I was born in New York in 1970 on the Upper West Side. What you and the film describe is the world my parents fled (in 1973, to the New Jersey suburbs), which has loomed in my imagination ever since as a kind of sordidly exciting paradise lost. We went into the city frequently to see plays and go to museums, and to visit my darkly-muttering maternal relatives (who had moved to Queens). The sights and sound and above all smells of 1970s New York are a part of me—there’s a kind of nostalgic thymos that’s all the more intense for my sense of having been ripped away from the city I should have grown up in. All of which is to say: I need to see this film.
By the way, there’s no chance you remember this, but I met you circa 1991 when you came to speak to my class at Vassar. It might have been Thomas Mallon’s Mary McCarthy course, which I was ill-equipped to appreciate at the time. I appreciate it now! Anyway, hello and welcome to Substack.
This is such a great comment, thank you.
I don’t recall if it was a cover page headline but my personal favorite appeared in the NYP on the occasion of Mr. Turner’s passing: “Ike Beats Tina to Death.”
Wow that is very good!
Fantastic piece. The whole time I was reading I was thinking of the movies I love set in NYC from this time period, a period I never experienced as I was born much later, then you mentioned those movies. A couple more that come to mind, albeit slightly earlier: Midnight Cowboy (1969) and Across 110th street (1972). One thing both films show that’s really interesting is people living in condemned buildings, just trying to get by.

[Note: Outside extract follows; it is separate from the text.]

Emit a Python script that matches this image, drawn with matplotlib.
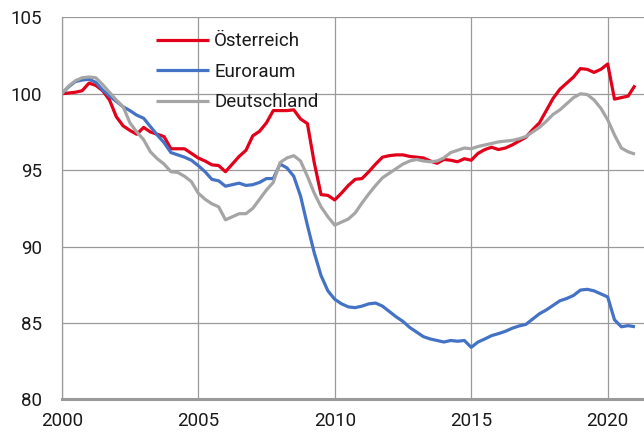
import numpy as np
import matplotlib
matplotlib.use("Agg")
import matplotlib.pyplot as plt

# Quarterly data, 2000Q1 .. 2021Q1 (index 2000Q1 = 100)
start_year = 2000
series_names = ["Österreich", "Euroraum", "Deutschland"]

oesterreich = [
    100.0, 100.05, 100.1, 100.2, 100.7, 100.55, 100.2, 99.6, 98.5, 97.9,
    97.6, 97.35, 97.8, 97.5, 97.35, 97.2, 96.4, 96.4, 96.4, 96.1,
    95.8, 95.6, 95.35, 95.3, 94.9, 95.4, 95.9, 96.3, 97.25, 97.55,
    98.1, 98.9, 98.9, 98.9, 98.95, 98.35, 98.05, 95.5, 93.4, 93.35,
    93.05, 93.5, 94.0, 94.4, 94.45, 94.9, 95.4, 95.85, 95.95, 96.0,
    96.0, 95.9, 95.85, 95.8, 95.6, 95.45, 95.7, 95.65, 95.55, 95.75,
    95.65, 96.1, 96.35, 96.5, 96.35, 96.45, 96.65, 96.9, 97.15, 97.65,
    98.1, 98.9, 99.7, 100.3, 100.7, 101.1, 101.65, 101.6, 101.4, 101.6,
    101.95, 99.65, 99.75, 99.85, 100.55,
]

euroraum = [
    100.0, 100.45, 100.8, 100.9, 100.95, 100.75, 100.25, 99.85, 99.5, 99.15,
    98.9, 98.6, 98.4, 97.85, 97.3, 96.8, 96.15, 96.0, 95.85, 95.65,
    95.3, 94.9, 94.4, 94.3, 93.95, 94.05, 94.15, 94.0, 94.05, 94.2,
    94.45, 94.45, 95.4, 95.15, 94.6, 93.3, 91.4, 89.6, 88.1, 87.1,
    86.55, 86.25, 86.05, 86.0, 86.1, 86.25, 86.3, 86.1, 85.75, 85.4,
    85.1, 84.7, 84.4, 84.1, 83.95, 83.85, 83.75, 83.85, 83.8, 83.85,
    83.4, 83.75, 83.95, 84.17, 84.3, 84.45, 84.65, 84.8, 84.9, 85.25,
    85.6, 85.85, 86.15, 86.45, 86.6, 86.8, 87.15, 87.2, 87.1, 86.9,
    86.7, 85.2, 84.75, 84.82, 84.75,
]

deutschland = [
    100.0, 100.5, 100.85, 101.05, 101.1, 101.05, 100.6, 100.1, 99.6, 99.15,
    98.1, 97.5, 97.0, 96.2, 95.75, 95.4, 94.9, 94.85, 94.6, 94.25,
    93.5, 93.1, 92.8, 92.6, 91.75, 91.95, 92.15, 92.15, 92.5, 93.1,
    93.7, 94.2, 95.5, 95.8, 95.95, 95.6, 94.6, 93.5, 92.6, 91.95,
    91.4, 91.6, 91.8, 92.2, 92.85, 93.45, 94.0, 94.5, 94.8, 95.1,
    95.4, 95.6, 95.7, 95.6, 95.55, 95.6, 95.8, 96.15, 96.3, 96.45,
    96.4, 96.55, 96.65, 96.75, 96.85, 96.9, 96.95, 97.05, 97.2, 97.5,
    97.8, 98.2, 98.65, 98.95, 99.35, 99.75, 100.0, 99.95, 99.6, 99.05,
    98.3, 97.3, 96.45, 96.2, 96.05,
]

x_ticks = [2000, 2005, 2010, 2015, 2020]
y_ticks = [80, 85, 90, 95, 100, 105]

colors = ["#E2001A", "#4472C4", "#A5A5A5"]

plt.rcParams["font.family"] = ["Roboto", "DejaVu Sans"]

fig = plt.figure(figsize=(6.44, 4.32), dpi=100)
ax = fig.add_axes([0.0958, 0.0757, 0.9042, 0.884])

t = start_year + np.arange(len(oesterreich)) / 4.0

for vals, name, c in zip([oesterreich, euroraum, deutschland], series_names, colors):
    ax.plot(t, vals, color=c, lw=2.3, label=name, solid_joinstyle="round", solid_capstyle="butt")

ax.set_xlim(2000, 2021.33)
ax.set_ylim(80, 105)
ax.set_xticks(x_ticks)
ax.set_xticklabels([str(v) for v in x_ticks])
ax.set_yticks(y_ticks)
ax.set_yticklabels([str(v) for v in y_ticks])

ax.grid(True, color="#9a9a9a", lw=0.9)
ax.set_axisbelow(True)
for s in ["top", "right"]:
    ax.spines[s].set_visible(False)
ax.spines["left"].set_color("#9a9a9a")
ax.spines["left"].set_linewidth(0.9)
ax.spines["bottom"].set_color("#9a9a9a")
ax.spines["bottom"].set_linewidth(2.2)

ax.tick_params(axis="both", length=0, labelsize=13.5, colors="#1a1a1a")
ax.tick_params(axis="y", pad=14)
ax.tick_params(axis="x", pad=9)

leg = ax.legend(loc="upper left", bbox_to_anchor=(0.162, 0.961), frameon=False,
                fontsize=13.5, handlelength=2.85, handletextpad=0.25,
                labelspacing=0.67, borderpad=0, borderaxespad=0)
for txt in leg.get_texts():
    txt.set_color("#1a1a1a")

fig.savefig("out.png", dpi=100)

The other thought I had, brought about by your mention of the faces and teeth, is how people used to have to “hold themselves” and present themselves in public in certain ways. Now no one does this because they just stare at their phone, and a whole way of being in public is lost-I think that’s part of the richness and variety you’re talking about as well. I noticed this watching the documentary “God’s Country,” set in a small town in Minnesota in 1979.
Thank you for this thoughtful response and the list of movies. Across 110th street (1972) is news to me. I will check it out and also share it with the Bard of that street, Vince Passaro (Crazy Sorrow).
I just found out about it because the Criterion Channel has a new collection on their streaming site called "Fun City: NYC Woos Hollywood, Flirts with Disaster." It's all movies set in NYC from the late 60's and early 70's. I think it might be of interest!
As a five-year-old, and again at fifteen, I passed through New York City on the drive from Lafayette, Indiana to Westerly, Rhode Island. To an outsider in the 1960s and '70s, New York seemed grim—choked with pollution, shadowed by housing projects, a place you didn’t linger.
I’ve often wondered what role widespread lead poisoning played in the decline of cities like New York. By the 1970s, many urban centers were in visible disrepair. That same year, 1971, I was living in Indianapolis. My brother and I were the only white kids in our elementary school. The other white families had already fled.
I’ve never read a post-mortem on the urban decay of the 1960s and 1970s that captured what it felt like to me as a kid. The fear. The flight. The sense that something had broken loose and wasn’t being fixed.